The Stonebreakers was painted by Gustave Courbet in 1849 and shows two peasants breaking rocks into gravel to be used as a base in the construction of roads. One appears to be in his sixties and the other much younger. The painting could not be described as colourful. Courbet has used monotonous colours and by doing so has reflected the languishing tone of the painting. We are not distracted by a colourful landscape. Our eyes are fixed upon the two men as they carry on with their backbreaking work. In no way was Courbet’s depiction of the men idealized or romanticized. What we see is the gritty uncompromising truth. The job of a stonebreaker was considered the lot of the lowest in French society. Their differing ages symbolizes the circle of poverty, which will haunt the lower classes throughout their lives. Those born into poverty would remain so for the rest of their life. It is a glimpse into the world of the rural unskilled labourer. The workers are dressed in ragged clothes. Their ragged clothes and the little meal laid out in the right midground of the work underline their impoverishment. Look how Courbet has depicted the boy as he struggles with the heavy basket of gravel. It is almost beyond the boy’s strength while the old man exhaustedly bends his knee to work. One is now too old and almost lacks the strength to wield the hammer whilst the other is almost too young and almost lacks the strength to carry his burden. This is realist art at its finest. Courbet has not resorted to ancient heroes for his portrayal of heroism he has taken two simple men whose lot in life was manual labour and who were carrying out their task as best they could.

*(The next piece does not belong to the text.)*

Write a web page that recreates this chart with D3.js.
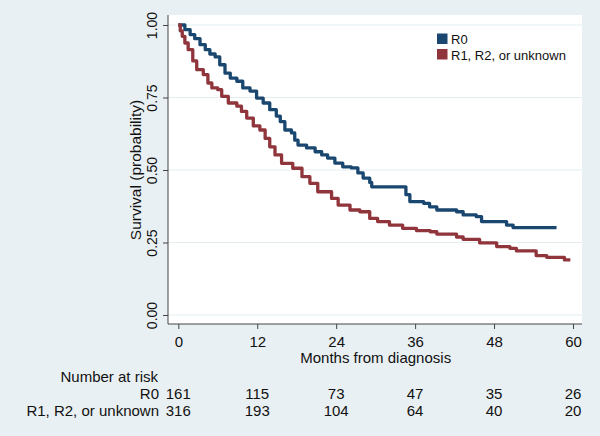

Despite Realist art not being favoured by the bourgeoisie or the Academies, it found an audience in France who was showing an interest in the plight of the working poor especially following the labourers uprising against the bourgeois leaders of the newly established Second Republic in 1848. Their demands were simple – a redistribution of property and better working conditions. The labourers’ uprising lasted just three days and many lives were lost. They did not achieve their demands but suddenly the plight of the working class labourer was centre stage and Courbet’s painting which came a year after the failed uprising could not have arrived at a more fortuitous time.
One could say the Courbet sets the conditions for the the future work of the Impressionists; in the sense that he approaches reality without preconceived ideas, (although that is arguable, because, as you said, he wants to show us reality with his harshness and contradictions, which is a prejudicial position) and in so doing opens the way to the Impressionist “scientific” research about the process of vision.
Thank you.
L.
Thank you so much for this info, it will help me in my art history!
How is it possible that there is a colour image of this painting if it was destroyed in 1945?